Quote every line below exactly and skip any picture.

---

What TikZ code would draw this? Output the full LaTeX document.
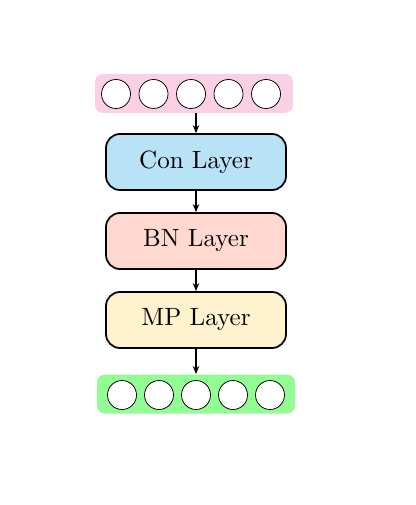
\documentclass[tikz,border=0pt]{standalone}
\usetikzlibrary{arrows.meta,backgrounds}
\definecolor{rowpink}{RGB}{252,208,228}
\definecolor{rowgreen}{RGB}{148,252,148}
\definecolor{conblue}{RGB}{186,226,247}
\definecolor{bnred}{RGB}{255,216,208}
\definecolor{mpyellow}{RGB}{255,242,206}
\tikzset{
  neuron/.style={circle,draw,line width=0.3pt,fill=white,minimum size=11.6pt,inner sep=0pt},
  rowbox/.style={rectangle,rounded corners=3.2pt,minimum width=79.2pt,minimum height=15.6pt,inner sep=0pt},
  layerbox/.style={rectangle,draw,line width=0.7pt,rounded corners=5.6pt,minimum width=72pt,minimum height=22.4pt,font=\normalsize},
  arr/.style={-{Stealth[length=3.2pt,width=2.6pt]},line width=0.6pt}
}
\begin{document}
\begin{tikzpicture}[x=0.4pt,y=-0.4pt]
\useasboundingbox (0,0) rectangle (415,505);
% top row
\foreach \i in {1,...,5} {
  \node[neuron] (t\i) at ({116+37.5*(\i-1)},94) {};
}
\begin{scope}[on background layer]
  \node[rowbox,fill=rowpink] (top) at (194,93.5) {};
\end{scope}
\node[layerbox,fill=conblue] (con) at (196,162) {Con Layer};
\node[layerbox,fill=bnred] (bn) at (196,241) {BN Layer};
\node[layerbox,fill=mpyellow] (mp) at (196,320) {MP Layer};
% bottom row
\foreach \i in {1,...,5} {
  \node[neuron] (b\i) at ({122+37*(\i-1)},395) {};
}
\begin{scope}[on background layer]
  \node[rowbox,fill=rowgreen] (bot) at (196,394) {};
\end{scope}
\draw[arr] (con.north |- top.south) -- (con.north);
\draw[arr] (con.south) -- (bn.north);
\draw[arr] (bn.south) -- (mp.north);
\draw[arr] (mp.south) -- (bot.north);
\end{tikzpicture}
\end{document}
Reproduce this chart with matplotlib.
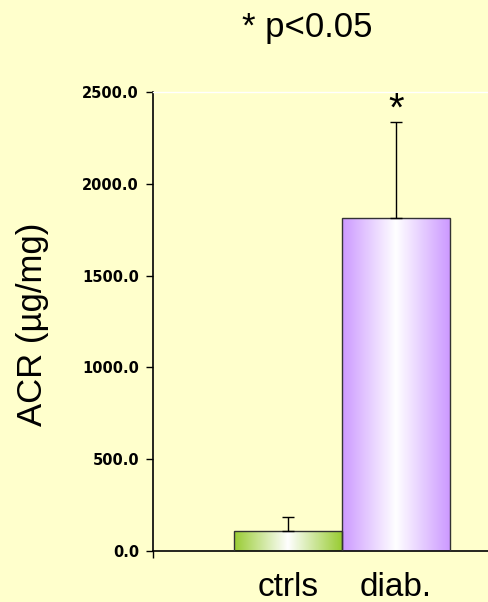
import numpy as np
import matplotlib
matplotlib.use("Agg")
import matplotlib.pyplot as plt
from matplotlib.colors import LinearSegmentedColormap

# --- data ---
groups = ["ctrls", "diab."]
acr_mean = [111, 1814]
acr_err = [73, 524]
bar_edge = ["#99CC33", "#CC99FF"]
yticks = [0, 500, 1000, 1500, 2000, 2500]
title = "* p<0.05"
ylabel = "ACR (\u00b5g/mg)"

bg = "#FFFFCC"
plt.rcParams["font.family"] = ["Liberation Sans", "DejaVu Sans"]

fig = plt.figure(figsize=(4.89, 6.02), dpi=100, facecolor=bg)
ax = fig.add_axes([153 / 489, 51 / 602, 336 / 489, 459 / 602])
ax.set_facecolor(bg)

x = np.array([1.25, 2.25])
bars = ax.bar(x, acr_mean, width=1.0, color="none", edgecolor="#333333",
              linewidth=1.0, zorder=3)

# horizontal gradient fill: edge colour -> white in the middle -> edge colour
grad = np.linspace(0, 1, 256).reshape(1, -1)
for bar, c in zip(bars, bar_edge):
    cmap = LinearSegmentedColormap.from_list("g", [c, "white", c])
    bx, by = bar.get_x(), bar.get_y()
    im = ax.imshow(grad, cmap=cmap, aspect="auto", zorder=2,
                   extent=[bx, bx + bar.get_width(), by, by + bar.get_height()])
    im.set_clip_path(bar)

ax.errorbar(x, acr_mean, yerr=[[0, 0], acr_err], fmt="none", ecolor="black",
            elinewidth=1.0, capsize=4, capthick=1.0, zorder=4)

# significance star over diabetic group
ax.annotate("*", (x[1], acr_mean[1] + acr_err[1]), xytext=(0, 1),
            textcoords="offset points", ha="center", va="baseline",
            fontsize=29, zorder=5)

ax.set_xlim(0, 336 / 108)
ax.set_ylim(0, 2500)
ax.set_yticks(yticks)
ax.set_yticklabels([f"{v:.1f}" for v in yticks], fontweight="bold",
                   fontsize=10.5, family="DejaVu Sans")
ax.tick_params(axis="y", direction="out", length=5, width=1.0, pad=5)

ax.set_xticks(x)
ax.set_xticklabels(groups, fontsize=24)
ax.tick_params(axis="x", which="major", length=0, pad=15)
ax.set_xticks([0], minor=True)
ax.tick_params(axis="x", which="minor", direction="out", length=5, width=1.0)

ax.spines["right"].set_visible(False)
ax.spines["top"].set_color("white")
ax.spines["top"].set_linewidth(1.0)
for s in ["left", "bottom"]:
    ax.spines[s].set_linewidth(1.2)

fig.text(307 / 489, 1 - 28 / 602, title, ha="center", va="center", fontsize=25)
fig.text(33 / 489, 1 - 324 / 602, ylabel, ha="center", va="center",
         rotation=90, fontsize=25)

fig.savefig("out.png", dpi=100, facecolor=bg)
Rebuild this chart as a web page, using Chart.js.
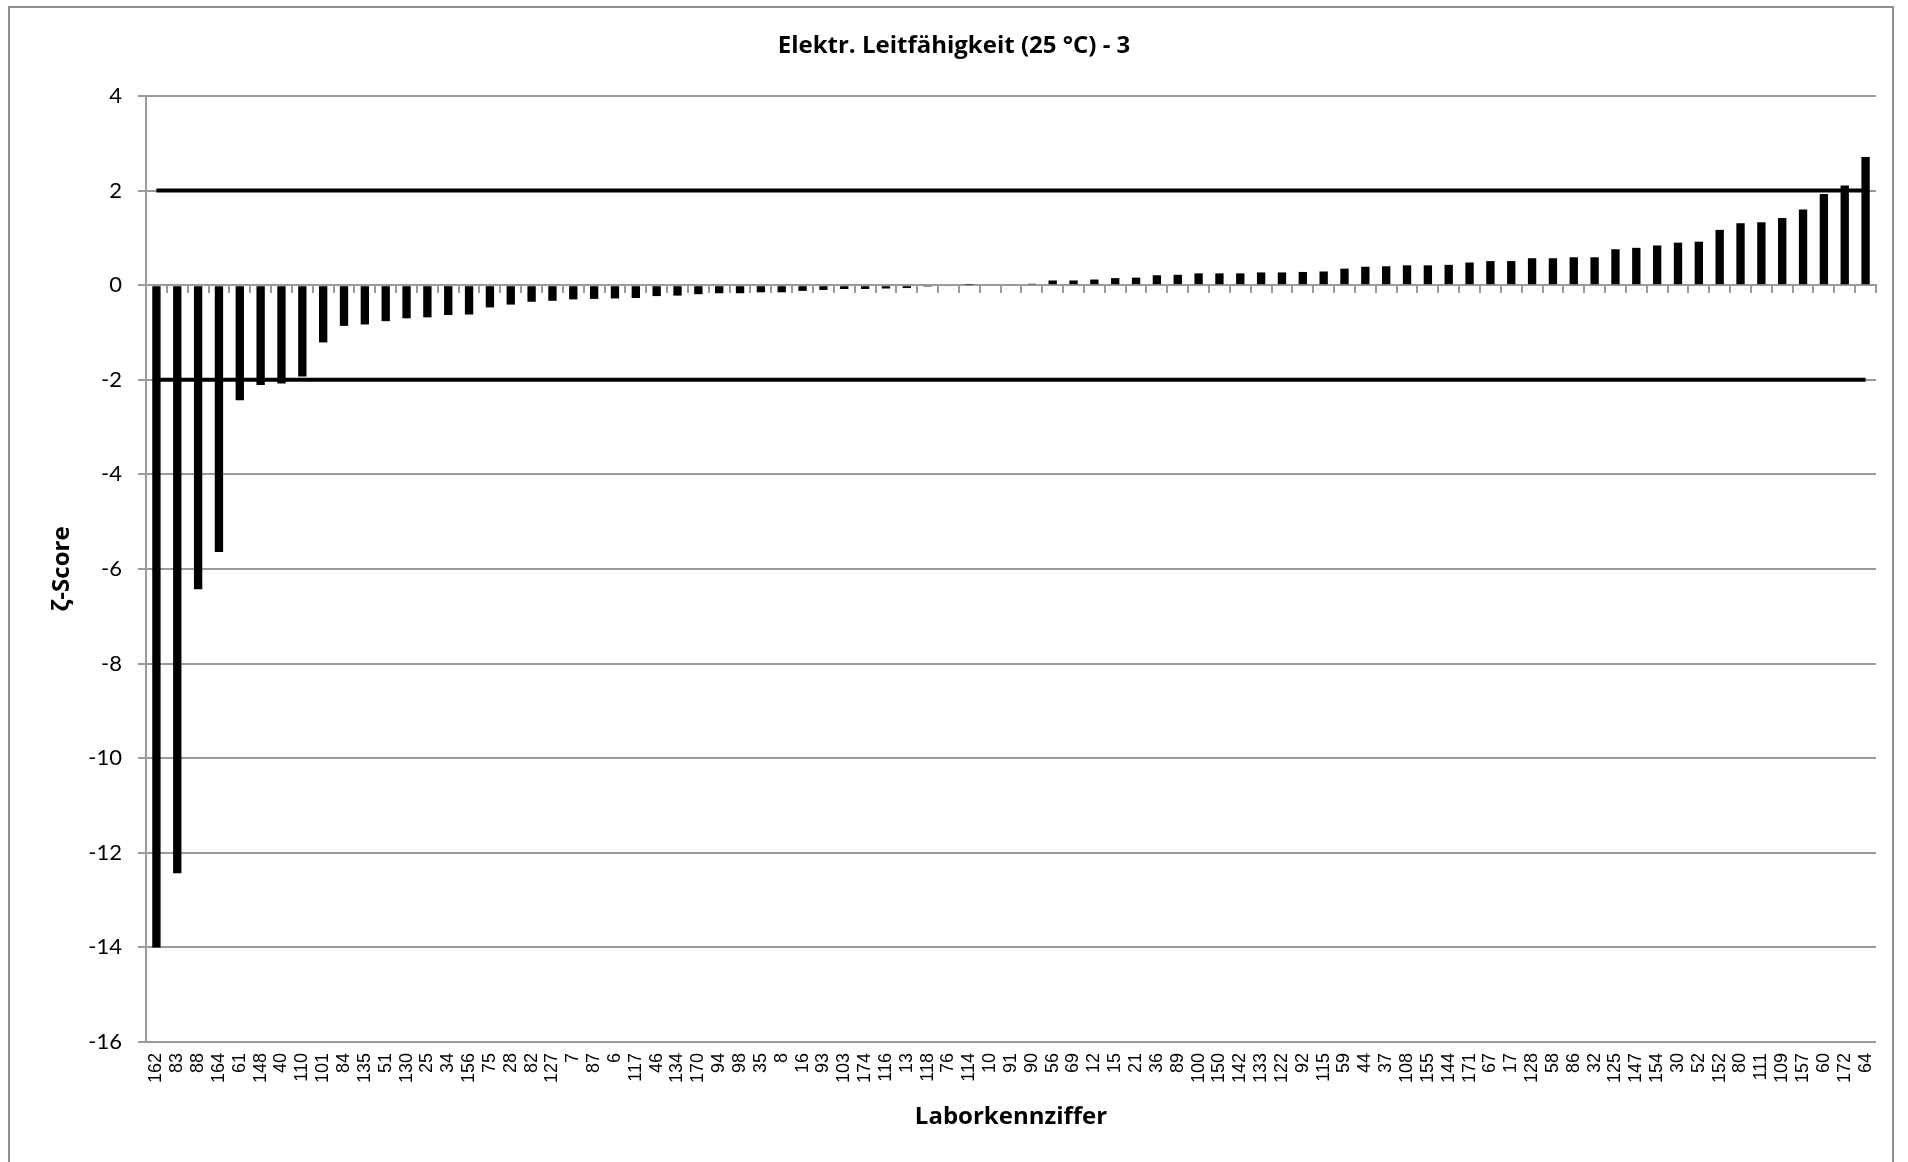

---

ANSWER
What TikZ code would draw this? Output the full LaTeX document.
\documentclass[tikz,border=0pt]{standalone}
\usetikzlibrary{arrows.meta,backgrounds}
\definecolor{rowpink}{RGB}{252,208,228}
\definecolor{rowgreen}{RGB}{148,252,148}
\definecolor{conblue}{RGB}{186,226,247}
\definecolor{bnred}{RGB}{255,216,208}
\definecolor{mpyellow}{RGB}{255,242,206}
\tikzset{
  neuron/.style={circle,draw,line width=0.3pt,fill=white,minimum size=11.6pt,inner sep=0pt},
  rowbox/.style={rectangle,rounded corners=3.2pt,minimum width=79.2pt,minimum height=15.6pt,inner sep=0pt},
  layerbox/.style={rectangle,draw,line width=0.7pt,rounded corners=5.6pt,minimum width=72pt,minimum height=22.4pt,font=\normalsize},
  arr/.style={-{Stealth[length=3.2pt,width=2.6pt]},line width=0.6pt}
}
\begin{document}
\begin{tikzpicture}[x=0.4pt,y=-0.4pt]
\useasboundingbox (0,0) rectangle (415,505);
% top row
\foreach \i in {1,...,5} {
  \node[neuron] (t\i) at ({116+37.5*(\i-1)},94) {};
}
\begin{scope}[on background layer]
  \node[rowbox,fill=rowpink] (top) at (194,93.5) {};
\end{scope}
\node[layerbox,fill=conblue] (con) at (196,162) {Con Layer};
\node[layerbox,fill=bnred] (bn) at (196,241) {BN Layer};
\node[layerbox,fill=mpyellow] (mp) at (196,320) {MP Layer};
% bottom row
\foreach \i in {1,...,5} {
  \node[neuron] (b\i) at ({122+37*(\i-1)},395) {};
}
\begin{scope}[on background layer]
  \node[rowbox,fill=rowgreen] (bot) at (196,394) {};
\end{scope}
\draw[arr] (con.north |- top.south) -- (con.north);
\draw[arr] (con.south) -- (bn.north);
\draw[arr] (bn.south) -- (mp.north);
\draw[arr] (mp.south) -- (bot.north);
\end{tikzpicture}
\end{document}
Reproduce this chart with matplotlib.
import numpy as np
import matplotlib
matplotlib.use("Agg")
import matplotlib.pyplot as plt
from matplotlib.colors import LinearSegmentedColormap

# --- data ---
groups = ["ctrls", "diab."]
acr_mean = [111, 1814]
acr_err = [73, 524]
bar_edge = ["#99CC33", "#CC99FF"]
yticks = [0, 500, 1000, 1500, 2000, 2500]
title = "* p<0.05"
ylabel = "ACR (\u00b5g/mg)"

bg = "#FFFFCC"
plt.rcParams["font.family"] = ["Liberation Sans", "DejaVu Sans"]

fig = plt.figure(figsize=(4.89, 6.02), dpi=100, facecolor=bg)
ax = fig.add_axes([153 / 489, 51 / 602, 336 / 489, 459 / 602])
ax.set_facecolor(bg)

x = np.array([1.25, 2.25])
bars = ax.bar(x, acr_mean, width=1.0, color="none", edgecolor="#333333",
              linewidth=1.0, zorder=3)

# horizontal gradient fill: edge colour -> white in the middle -> edge colour
grad = np.linspace(0, 1, 256).reshape(1, -1)
for bar, c in zip(bars, bar_edge):
    cmap = LinearSegmentedColormap.from_list("g", [c, "white", c])
    bx, by = bar.get_x(), bar.get_y()
    im = ax.imshow(grad, cmap=cmap, aspect="auto", zorder=2,
                   extent=[bx, bx + bar.get_width(), by, by + bar.get_height()])
    im.set_clip_path(bar)

ax.errorbar(x, acr_mean, yerr=[[0, 0], acr_err], fmt="none", ecolor="black",
            elinewidth=1.0, capsize=4, capthick=1.0, zorder=4)

# significance star over diabetic group
ax.annotate("*", (x[1], acr_mean[1] + acr_err[1]), xytext=(0, 1),
            textcoords="offset points", ha="center", va="baseline",
            fontsize=29, zorder=5)

ax.set_xlim(0, 336 / 108)
ax.set_ylim(0, 2500)
ax.set_yticks(yticks)
ax.set_yticklabels([f"{v:.1f}" for v in yticks], fontweight="bold",
                   fontsize=10.5, family="DejaVu Sans")
ax.tick_params(axis="y", direction="out", length=5, width=1.0, pad=5)

ax.set_xticks(x)
ax.set_xticklabels(groups, fontsize=24)
ax.tick_params(axis="x", which="major", length=0, pad=15)
ax.set_xticks([0], minor=True)
ax.tick_params(axis="x", which="minor", direction="out", length=5, width=1.0)

ax.spines["right"].set_visible(False)
ax.spines["top"].set_color("white")
ax.spines["top"].set_linewidth(1.0)
for s in ["left", "bottom"]:
    ax.spines[s].set_linewidth(1.2)

fig.text(307 / 489, 1 - 28 / 602, title, ha="center", va="center", fontsize=25)
fig.text(33 / 489, 1 - 324 / 602, ylabel, ha="center", va="center",
         rotation=90, fontsize=25)

fig.savefig("out.png", dpi=100, facecolor=bg)
Rebuild this chart as a web page, using Chart.js.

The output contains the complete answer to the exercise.